FUNDAMENTALS OF GAME DESIGN, SECOND EDITION
Consequences for Immersion and Storytelling
Saving a game is not always beneficial to the player's experience. The act of saving a game takes place outside the game world and, as a consequence, saving harms the player's immersion. If a game tries to create the illusion that the player inhabits a fantasy world, the act of saving destroys the illusion. One of the most significant characteristics of real life is that you cannot return to the past to correct your errors; the moment you allow a player to repeat the past, you acknowledge the unreality of the game world.
The essence of a story is dramatic tension, and dramatic tension requires that something be at stake. Reloading a game with a branching storyline affects the player's experience of the story because if he can alter the future by returning to the past and making a different decision, nothing really hangs in the balance. Real-world decisions bring permanent consequences; you can modify some in the future, but the original decision cannot be unmade. But when a player follows first one branch of a branching storyline and then goes back in time and follows another branch, he experiences the story in an unnatural way. The consequences of his actions lose their meaning, and his sense of dramatic tension is either reduced or destroyed completely. What is a benefit to strategic games—the chance to try alternate strategies—presents problems for storytelling.
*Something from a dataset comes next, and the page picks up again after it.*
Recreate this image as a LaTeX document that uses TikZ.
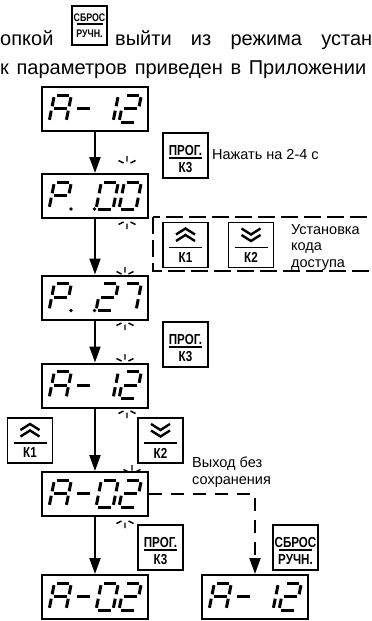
\documentclass[tikz,border=0pt]{standalone}
\usepackage{fontspec}
\setmainfont{Liberation Sans}
\newfontfamily\keyfont[FakeStretch=0.8]{Liberation Sans}
\usetikzlibrary{arrows.meta,calc}

% seven-segment geometry (cell width, height, slant, joint gap, top offset)
\def\sgW{17}
\def\sgH{27}
\def\sgS{0.2}
\def\sgG{2.2}
\def\sgT{9}
\def\sgbox{d1}
\def\sgx{8}

\newcommand\sline[4]{%
  \draw[seg] ($(\sgbox.north west)+({\sgx+(#1)+\sgS*(\sgH-(#2))},{\sgT+(#2)})$)
          -- ($(\sgbox.north west)+({\sgx+(#3)+\sgS*(\sgH-(#4))},{\sgT+(#4)})$);}
\newcommand\segA{\sline{\sgG}{0}{\sgW-\sgG}{0}}
\newcommand\segB{\sline{\sgW}{\sgG}{\sgW}{\sgH/2-\sgG}}
\newcommand\segC{\sline{\sgW}{\sgH/2+\sgG}{\sgW}{\sgH-\sgG}}
\newcommand\segD{\sline{\sgG}{\sgH}{\sgW-\sgG}{\sgH}}
\newcommand\segE{\sline{0}{\sgH/2+\sgG}{0}{\sgH-\sgG}}
\newcommand\segF{\sline{0}{\sgG}{0}{\sgH/2-\sgG}}
\newcommand\segMid{\sline{\sgG}{\sgH/2}{\sgW-\sgG}{\sgH/2}}
\newcommand\segDot{\fill ($(\sgbox.north west)+({\sgx+\sgW+5},{\sgT+\sgH})$) circle[radius=1.8pt];}

\newcommand\digA{\segA\segB\segC\segE\segF\segMid}
\newcommand\digP{\segA\segB\segE\segF\segMid}
\newcommand\digZero{\segA\segB\segC\segD\segE\segF}
\newcommand\digOne{\segB\segC}
\newcommand\digTwo{\segA\segB\segMid\segE\segD}
\newcommand\digSeven{\segA\segB\segC}
\newcommand\digDash{\segMid}
\newcommand\cell[2]{\def\sgx{#1}#2}

% readouts
\newcommand\showAtwelve[1]{\def\sgbox{#1}\cell{8}{\digA}\cell{31.5}{\digDash}\cell{55}{\digOne}\cell{78}{\digTwo}}
\newcommand\showAzerotwo[1]{\def\sgbox{#1}\cell{8}{\digA}\cell{31.5}{\digDash}\cell{55}{\digZero}\cell{78}{\digTwo}}
\newcommand\showP[3]{\def\sgbox{#1}\cell{8}{\digP\segDot}\cell{31.5}{\segDot}\cell{55}{#2}\cell{78}{#3}}

% key pad drawing: name, x, y, upper label, lower label
\newcommand\keybox[5]{%
  \node[keyframe] (#1) at (#2,#3) {};
  \node[keylbl] (#1-t) at ($(#1.center)+(0,-5)$) {#4};
  \draw[keybar] ($(#1.center)+(-16.5,2.5)$) -- ($(#1.center)+(16.5,2.5)$);
  \node[keylbl] (#1-b) at ($(#1.center)+(0,12.5)$) {#5};}
\newcommand\arrowkey[5]{% name, x, y, up(1)/down(0), label
  \node[keyframe] (#1) at (#2,#3) {};
  \ifnum#4=1
    \draw[chev] ($(#1.center)+(-9.5,-10.5)$) -- ($(#1.center)+(0,-16.5)$) -- ($(#1.center)+(9.5,-10.5)$);
    \draw[chev] ($(#1.center)+(-9.5,-4)$) -- ($(#1.center)+(0,-10)$) -- ($(#1.center)+(9.5,-4)$);
  \else
    \draw[chev] ($(#1.center)+(-9.5,-16.5)$) -- ($(#1.center)+(0,-10.5)$) -- ($(#1.center)+(9.5,-16.5)$);
    \draw[chev] ($(#1.center)+(-9.5,-10)$) -- ($(#1.center)+(0,-4)$) -- ($(#1.center)+(9.5,-10)$);
  \fi
  \draw[keybar] ($(#1.center)+(-16.5,2.5)$) -- ($(#1.center)+(16.5,2.5)$);
  \node[keylbl] (#1-b) at ($(#1.center)+(0,12.5)$) {#5};}

% blinking marks: rays above or below a point
\newcommand\blinkup[1]{%
  \draw[blink] ($(#1)+(-3.5,-2)$) -- ($(#1)+(-8.5,-4.5)$)
               ($(#1)+(0,-3.5)$) -- ($(#1)+(0,-9)$)
               ($(#1)+(3.5,-2)$) -- ($(#1)+(8.5,-4.5)$);}
\newcommand\blinkdown[1]{%
  \draw[blink] ($(#1)+(-3.5,2)$) -- ($(#1)+(-8.5,4.5)$)
               ($(#1)+(0,3.5)$) -- ($(#1)+(0,9)$)
               ($(#1)+(3.5,2)$) -- ($(#1)+(8.5,4.5)$);}

\tikzset{
  disp/.style={draw, line width=2pt, minimum width=106pt, minimum height=44pt, inner sep=0pt},
  keyframe/.style={draw, line width=1.8pt, minimum width=45pt, minimum height=45pt, inner sep=0pt},
  keylbl/.style={inner sep=0pt, font=\keyfont\bfseries\fontsize{14.5}{14.5}\selectfont},
  keybar/.style={line width=1.6pt},
  chev/.style={line width=2.4pt, line join=miter},
  seg/.style={line width=3pt},
  blink/.style={line width=1.4pt},
  flow/.style={line width=2pt, -{Triangle[length=16pt,width=11pt]}},
  lbl/.style={inner sep=0pt, font=\fontsize{14.5}{16.5}\selectfont, align=left},
  toptxt/.style={inner sep=0pt, font=\fontsize{20}{24}\selectfont},
  dashbox/.style={line width=2pt, dash pattern=on 17pt off 6pt},
  dashflow/.style={line width=2pt, dash pattern=on 13pt off 9pt, -{Triangle[length=16pt,width=11pt]}}
}

\begin{document}
\begin{tikzpicture}[x=1pt, y=-1pt]
\clip (0,0) rectangle (372,621);

% running text above the chart
\node[toptxt, anchor=base west] (w1) at (0,45) {опкой};
\node[keyframe, minimum width=35pt, minimum height=39pt, line width=1.6pt] (top) at (89.5,25.5) {};
\node[keylbl, font=\keyfont\bfseries\fontsize{11}{11}\selectfont] (top-t) at ($(top.center)+(0,-8)$) {СБРОС};
\draw[keybar, line width=1.3pt] ($(top.center)+(-13,-1.5)$) -- ($(top.center)+(13,-1.5)$);
\node[keylbl, font=\keyfont\bfseries\fontsize{11}{11}\selectfont] (top-b) at ($(top.center)+(0,8.5)$) {РУЧН.};
\node[toptxt, anchor=base west] (w2) at (115,45) {\makebox[257pt][s]{выйти из режима устан}};
\node[toptxt, anchor=base west] (w3) at (0,74) {\makebox[366pt][s]{к параметров приведен в Приложении}};

% displays
\node[disp] (d1) at (95,109) {};
\node[disp] (d2) at (95,196) {};
\node[disp] (d3) at (95,297.5) {};
\node[disp] (d4) at (95,385.5) {};
\node[disp] (d5) at (95,494) {};
\node[disp] (d6) at (95,597) {};
\node[disp] (d7) at (255,597) {};

\showAtwelve{d1}
\showP{d2}{\digZero}{\digZero}
\showP{d3}{\digTwo}{\digSeven}
\showAtwelve{d4}
\showAzerotwo{d5}
\showAzerotwo{d6}
\showAtwelve{d7}

% transitions
\draw[flow] (d1) -- (d2);
\draw[flow] (d2) -- (d3);
\draw[flow] (d3) -- (d4);
\draw[flow] (d4) -- (d5);
\draw[flow] (d5) -- (d6);
\draw[dashflow] (d5.east) -| (d7.north);

% keys
\keybox{p1}{185.5}{155.5}{ПРОГ.}{К3}
\node[lbl, anchor=west] (t1) at (212,155) {Нажать на 2-4 с};

\draw[dashbox] (153,217) rectangle (390,271);
\arrowkey{u1}{185.5}{245}{1}{К1}
\arrowkey{n1}{251}{245}{0}{К2}
\node[lbl, anchor=north west] (t2) at (291,224) {Установка\\кода\\доступа};

\keybox{p2}{185.5}{344.5}{ПРОГ.}{К3}
\arrowkey{u2}{30}{440.5}{1}{К1}
\arrowkey{n2}{160.5}{440.5}{0}{К2}
\node[lbl, anchor=north west] (t3) at (192,457) {Выход без\\сохранения};

\keybox{p3}{160.5}{547.5}{ПРОГ.}{К3}
\keybox{r1}{295.5}{547.5}{СБРОС}{РУЧН.}

% blinking digit marks
\coordinate (m1) at (127,165);  \blinkup{m1}
\coordinate (m2) at (127,220);  \blinkdown{m2}
\coordinate (m3) at (125,276);  \blinkup{m3}
\coordinate (m4) at (125,321);  \blinkdown{m4}
\coordinate (m5) at (125,363);  \blinkup{m5}
\coordinate (m6) at (127,409);  \blinkdown{m6}
\coordinate (m7) at (132,474);  \blinkup{m7}
\coordinate (m8) at (125,519);  \blinkdown{m8}
\end{tikzpicture}
\end{document}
Nevertheless, the arguments for saving outweigh these disadvantages. If the player destroys his immersion by repeatedly reloading the game, that is his choice and not the fault of the game designer or the story. As Chapter 7, "Storytelling and Narrative," pointed out, a weakness of branching storylines is that they require the player to play the game again if he wants to see plot lines that he missed on his first play - through. Allowing the player to save and reload makes that easier for him. He may always choose not to reload if he doesn't want to.